Leerpleinen en het lerarentekort
Omdat in het eerdergenoemde artikel het lerarentekort als reden werd gegeven om het onderwijs anders te organiseren is de vraag gerechtigd of dit anders georganiseerde onderwijs met minder leraren georganiseerd kan worden. Daar is onderzoek naar gedaan tussen 2011 en 2014 met subsidie van OCW. Het was de bedoeling om naar innovatieve manieren te kijken om het onderwijs anders én met minder leraren te organiseren. De arbeidsproductiviteit van leraren (aantal leerlingen per fte leraar) blijkt echter niet significant te verschillen, zeker niet als je het niveau van het gegeven onderwijs op peil wil houden en dat onderwijspeil was nou net de aanleiding van de zorgen in de Staat van het onderwijs. Bij dit experiment met leerpleinen wordt in het begin nog een significant positief effect gevonden van de Cito-scores Rekenen en Taal, bij de nameting is dit effect significant negatief. In de conclusie wordt daarom aangegeven dat het deelnemen aan het experiment het positieve effect aan het begin verklaart, iets wat ook bekend staat als het Hawthorne-effect.
Ondertussen zitten de sectoren waar de extra handen in de klas bij dit anders organiseren vandaan zouden moeten komen (bijv. pedagogisch medewerkers, jeugdwerkers) zelf ook al jaren met enorme personeelstekorten.
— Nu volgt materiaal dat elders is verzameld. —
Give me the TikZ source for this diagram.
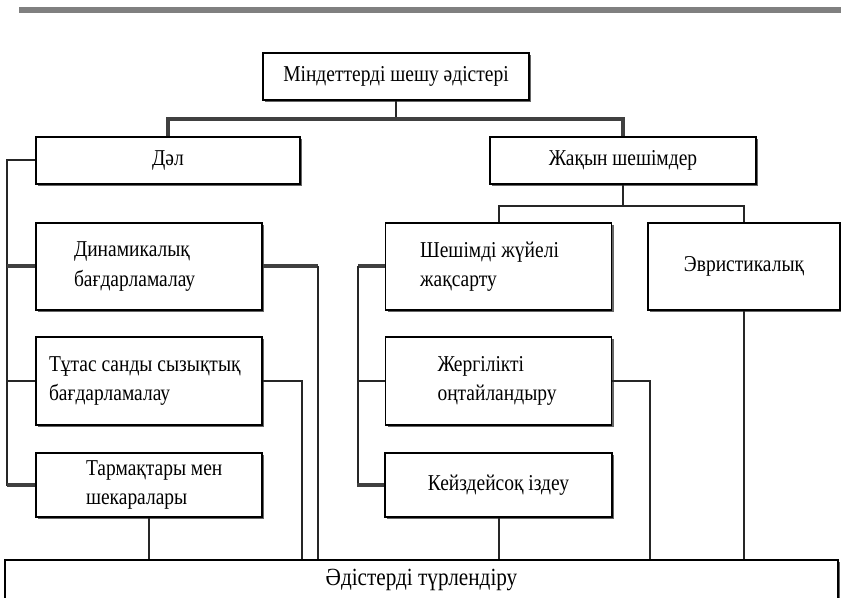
\documentclass[tikz,border=0pt]{standalone}
\usepackage{fontspec}
\setmainfont[FakeStretch=0.86]{Liberation Serif}
\usetikzlibrary{shadows}

\begin{document}
\begin{tikzpicture}[x=0.75pt, y=-0.75pt,
        font=\fontsize{17}{22}\selectfont,
        box/.style={draw=black, line width=1.3pt, fill=white, inner sep=0pt,
            drop shadow={shadow xshift=1.5pt, shadow yshift=-1.5pt, fill=black!60, opacity=1}},
        lbox/.style={box, align=flush left, text width=169.5pt, minimum height=#1},
        indent/.style={execute at begin node={\leftskip=#1}},
        link/.style={draw=black!85, line width=1.5pt},
        heavy/.style={draw=black!75, line width=3pt}]
        \useasboundingbox (0,0) rectangle (841,598);
        \draw[black!50, line width=4.5pt] (19,10) -- (841,10); % жоғарғы сызық
        % қораптар
        \node[box, minimum width=199.5pt, minimum height=35.25pt] (main) at (396,76.5) {Міндеттерді шешу әдістері};
        \node[box, minimum width=198pt, minimum height=35.25pt] (dal) at (168,160.5) {Дәл};
        \node[box, minimum width=199.5pt, minimum height=35.25pt] (zhaqyn) at (623,160.5) {Жақын шешімдер};
        \node[lbox=65.25pt, indent=28.5pt] (dinam) at (149,266.5) {Динамикалық\\бағдарламалау};
        \node[lbox=66pt, indent=9.75pt] (tutas) at (149,381) {Тұтас санды сызықтық\\бағдарламалау};
        \node[lbox=48pt, indent=37.5pt] (tarmaq) at (149,485) {Тармақтары мен\\шекаралары};
        \node[lbox=65.25pt, indent=26pt] (shesh) at (498.5,266.5) {Шешімді жүйелі\\жақсарту};
        \node[lbox=66pt, indent=39pt] (zherg) at (498.5,381) {Жергілікті\\оңтайландыру};
        \node[box, minimum width=170.25pt, minimum height=48pt] (keiz) at (498.5,485) {Кейздейсоқ іздеу};
        \node[box, minimum width=144pt, minimum height=65.25pt] (evr) at (744,266.5) {Эвристикалық};
        \node[box, minimum width=624.75pt, minimum height=30pt, font=\fontsize{18.5}{22}\selectfont] (turlend) at (421.5,580) {Әдістерді түрлендіру};
        % жоғарғы тармақ
        \coordinate (top) at (396,119);
        \draw[link] (main) -- (top);
        \draw[heavy] (dal) |- (top) -| (zhaqyn);
        % Дәл
        \draw[link] (dal.west) -- ++(-28,0) |- (tarmaq.west);
        \draw[heavy] (dinam.west) -- ++(-28,0);
        \draw[link] (tutas.west) -- ++(-28,0);
        \draw[heavy] (tarmaq.west) -- ++(-28,0);
        \draw[heavy] (dinam.east) -- ++(55,0) coordinate (d1);
        \draw[link] (d1) -- (d1 |- turlend.north);
        \draw[link] (tutas.east) -- ++(39,0) coordinate (t1) -- (t1 |- turlend.north);
        \draw[link] (tarmaq) -- (tarmaq |- turlend.north);
        % Жақын шешімдер
        \draw[link] (zhaqyn.south) -- ++(0,21) coordinate (j1);
        \draw[link] (shesh) |- (j1) -| (evr);
        \draw[heavy] (shesh.west) -- ++(-27,0) coordinate (r1);
        \draw[link] (r1) |- (keiz.west);
        \draw[link] (zherg.west) -- ++(-27,0);
        \draw[heavy] (keiz.west) -- ++(-27,0);
        \draw[link] (zherg.east) -- ++(38,0) coordinate (z1) -- (z1 |- turlend.north);
        \draw[link] (keiz) -- (keiz |- turlend.north);
        \draw[link] (evr) -- (evr |- turlend.north);
    \end{tikzpicture}
\end{document}
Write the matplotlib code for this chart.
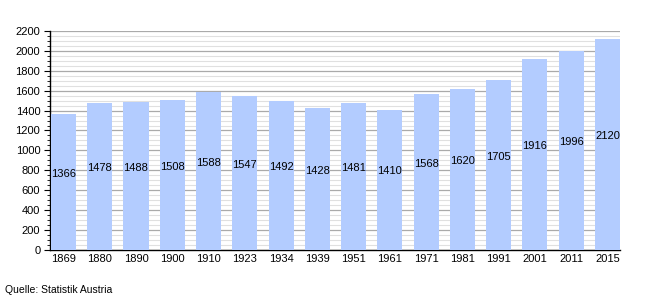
import matplotlib
matplotlib.use("Agg")
import matplotlib.pyplot as plt
from matplotlib.ticker import MultipleLocator

years = ["1869", "1880", "1890", "1900", "1910", "1923", "1934", "1939",
         "1951", "1961", "1971", "1981", "1991", "2001", "2011", "2015"]
population = [1366, 1478, 1488, 1508, 1588, 1547, 1492, 1428,
              1481, 1410, 1568, 1620, 1705, 1916, 1996, 2120]

plt.rcParams['font.family'] = ['Liberation Sans', 'DejaVu Sans']

fig = plt.figure(figsize=(6.5, 3.0), dpi=100)
ax = fig.add_axes([0.077, 0.1667, 0.877, 0.7303])

x = list(range(len(years)))
ax.bar(x, population, width=0.69, color="#b3ccff", zorder=3)
for xi, v in zip(x, population):
    ax.annotate(str(v), (xi, v / 2), xytext=(0, 6), textcoords="offset points",
                ha="center", va="center", fontsize=8, color="black", zorder=4)

ax.set_xlim(-0.37, len(years) - 1 + 0.35)
ax.set_ylim(0, 2200)
ax.yaxis.set_major_locator(MultipleLocator(200))
ax.yaxis.set_minor_locator(MultipleLocator(50))
ax.grid(which="major", axis="y", color="#aaaaaa", linewidth=0.9, zorder=0)
ax.grid(which="minor", axis="y", color="#e0e0e0", linewidth=0.8, zorder=0)
ax.set_xticks(x)
ax.set_xticklabels(years, fontsize=8)
ax.tick_params(axis="x", length=0, pad=3)
ax.tick_params(axis="y", which="major", length=4, width=0.8, labelsize=8, pad=3)
ax.tick_params(axis="y", which="minor", length=2, width=0.6)
for s in ["top", "right"]:
    ax.spines[s].set_visible(False)
ax.spines["left"].set_linewidth(1.0)
ax.spines["bottom"].set_linewidth(1.0)

fig.text(5 / 650, 1 - 290 / 300, "Quelle: Statistik Austria", fontsize=7.5,
         ha="left", va="center")

fig.savefig("out.png", dpi=100)
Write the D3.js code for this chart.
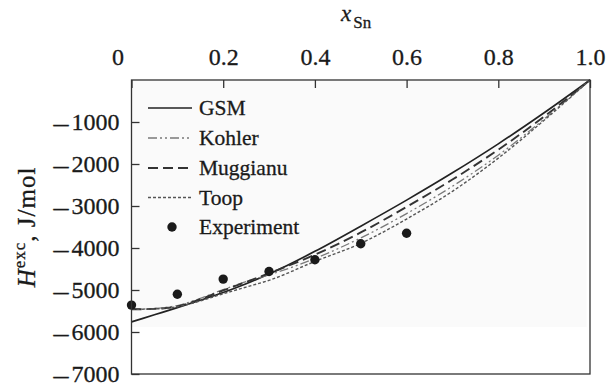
<!DOCTYPE html>
<html>
<head>
<meta charset="utf-8">
<script src="https://cdn.jsdelivr.net/npm/d3@7"></script>
<style>
  html, body { margin: 0; padding: 0; background: #fff; }
  svg { display: block; }
  text { font-family: "Liberation Serif", "Times New Roman", serif; fill: #1a1a1a; stroke: #1a1a1a; stroke-width: 0.3px; }
</style>
</head>
<body>
<svg id="chart" width="615" height="388"></svg>
<script>
// Mole fraction of Sn along the section
const xGrid = [0, 0.05, 0.1, 0.15, 0.2, 0.25, 0.3, 0.4, 0.5, 0.6, 0.7, 0.8, 0.9, 1.0];

// Calculated excess enthalpy, J/mol
const gsm      = [-5760, -5590, -5420, -5245, -5060, -4850, -4620, -4080, -3480, -2860, -2210, -1520, -780, 0];
const kohler   = [-5460, -5440, -5370, -5200, -4990, -4800, -4640, -4250, -3760, -3180, -2530, -1790, -930, 0];
const muggianu = [-5460, -5450, -5390, -5220, -5010, -4810, -4600, -4160, -3630, -3020, -2370, -1660, -870, 0];
const toop     = [-5460, -5450, -5400, -5260, -5090, -4930, -4770, -4320, -3890, -3310, -2650, -1860, -960, 0];

// Measured points
const expX = [0, 0.1, 0.2, 0.3, 0.4, 0.5, 0.6];
const expY = [-5360, -5100, -4740, -4560, -4280, -3900, -3650];

// Axis ticks
const xTicks = [0, 0.2, 0.4, 0.6, 0.8, 1.0];
const yTicks = [-1000, -2000, -3000, -4000, -5000, -6000, -7000];

const seriesNames = ["GSM", "Kohler", "Muggianu", "Toop"];
const seriesData = [gsm, kohler, muggianu, toop];
const seriesStyle = [
  { stroke: "#222", width: 1.7, dash: null },
  { stroke: "#7a7a7a", width: 1.3, dash: "9,3,2,3,2,3" },
  { stroke: "#333", width: 1.9, dash: "10,5" },
  { stroke: "#555", width: 1.4, dash: "3,2" }
];

const svg = d3.select("#chart");
const plotL = 131.5, plotR = 590, plotT = 80, plotB = 374;

const x = d3.scaleLinear().domain([0, 1]).range([plotL, plotR]);
const y = d3.scaleLinear().domain([-7000, 0]).range([plotB, plotT]);

// faint plotting field
svg.append("rect")
  .attr("x", plotL).attr("y", plotT)
  .attr("width", 455).attr("height", 247)
  .attr("fill", "#fafafa");

// curves
const line = d3.line()
  .x((d, i) => x(xGrid[i]))
  .y(d => y(d))
  .curve(d3.curveMonotoneX);

seriesData.forEach((s, k) => {
  const st = seriesStyle[k];
  svg.append("path")
    .datum(s)
    .attr("d", line)
    .attr("fill", "none")
    .attr("stroke", st.stroke)
    .attr("stroke-width", st.width)
    .attr("stroke-dasharray", st.dash);
});

// experimental points
svg.append("g").selectAll("circle")
  .data(expX)
  .join("circle")
  .attr("cx", d => x(d))
  .attr("cy", (d, i) => y(expY[i]))
  .attr("r", 4.7)
  .attr("fill", "#1a1a1a");

// axes (ticks pointing inward)
const xAxis = d3.axisTop(x)
  .tickValues(xTicks)
  .tickSizeInner(-8)
  .tickSizeOuter(0)
  .tickPadding(15)
  .tickFormat(d => d === 0 ? "0" : d3.format(".1f")(d));

const gx = svg.append("g")
  .attr("transform", `translate(0,${plotT})`)
  .call(xAxis);
gx.select(".domain").remove();
gx.selectAll(".tick line").attr("stroke", "#333").attr("stroke-width", 1.3);
gx.selectAll(".tick text")
  .attr("font-size", 24)
  .attr("fill", "#1a1a1a")
  .attr("dx", d => d === 0 ? -14 : 0);

const yAxis = d3.axisLeft(y)
  .tickValues(yTicks)
  .tickSizeInner(-8)
  .tickSizeOuter(0)
  .tickPadding(12)
  .tickFormat(d => String(Math.abs(d)));

const gy = svg.append("g")
  .attr("transform", `translate(${plotL},0)`)
  .call(yAxis);
gy.select(".domain").remove();
gy.selectAll(".tick line").attr("stroke", "#333").attr("stroke-width", 1.3);
gy.selectAll(".tick text")
  .attr("font-size", 24)
  .attr("fill", "#1a1a1a");
// minus sign: a widened dash placed in front of the digits
gy.selectAll(".tick").each(function() {
  const tick = d3.select(this);
  const digits = tick.select("text");
  const w = digits.node().getComputedTextLength();
  const xEnd = -12 - w - 3;
  tick.append("text")
    .attr("transform", `translate(${xEnd},0) scale(1.25,1)`)
    .attr("text-anchor", "end")
    .attr("font-size", 24)
    .attr("dy", "0.36em")
    .text("\u2013");
});

// frame
svg.append("rect")
  .attr("x", plotL).attr("y", plotT)
  .attr("width", plotR - plotL).attr("height", plotB - plotT)
  .attr("fill", "none")
  .attr("stroke", "#333")
  .attr("stroke-width", 1.3);

// top axis title: x_Sn
const tt = svg.append("text").attr("x", 341).attr("y", 20.5).attr("font-size", 23);
tt.append("tspan").attr("font-style", "italic").text("x");
tt.append("tspan").attr("font-size", 17).attr("dy", 7.5).attr("dx", 2).text("Sn");

// left axis title: H^exc, J/mol
const yt = svg.append("text")
  .attr("transform", "translate(35,227) rotate(-90)")
  .attr("text-anchor", "middle")
  .attr("font-size", 25)
  .style("letter-spacing", "1px");
yt.append("tspan").attr("font-style", "italic").text("H");
yt.append("tspan").attr("font-size", 17).attr("dy", -10).text("exc");
yt.append("tspan").attr("dy", 10).text(", J/mol");

// legend
const legY = [108, 138, 168, 197.5, 227];
const lg = svg.append("g");
seriesNames.forEach((name, k) => {
  const st = seriesStyle[k];
  lg.append("line")
    .attr("x1", 148).attr("x2", 192)
    .attr("y1", legY[k]).attr("y2", legY[k])
    .attr("stroke", st.stroke)
    .attr("stroke-width", st.width)
    .attr("stroke-dasharray", st.dash);
  lg.append("text")
    .attr("x", 199).attr("y", legY[k] + 7)
    .attr("font-size", 21.5)
    .text(name);
});
lg.append("circle")
  .attr("cx", 172).attr("cy", legY[4])
  .attr("r", 4.7)
  .attr("fill", "#1a1a1a");
lg.append("text")
  .attr("x", 199).attr("y", legY[4] + 7)
  .attr("font-size", 21.5)
  .text("Experiment");
</script>
</body>
</html>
Dit is niet onbelangrijk bij een onderwijsvernieuwing. Als van tevoren al bekend is dat er te weinig mensen zijn om een verandering succesvol uit te voeren…
Voordat scholen of besturen aan de slag gaan met het anders organiseren van hun onderwijs is het goed om eerst na te denken voor welk probleem dit de oplossing is. Of de basisvaardigheden beter beheerst worden óf het lerarentekort het hoofd geboden kan worden…het is maar zeer de vraag.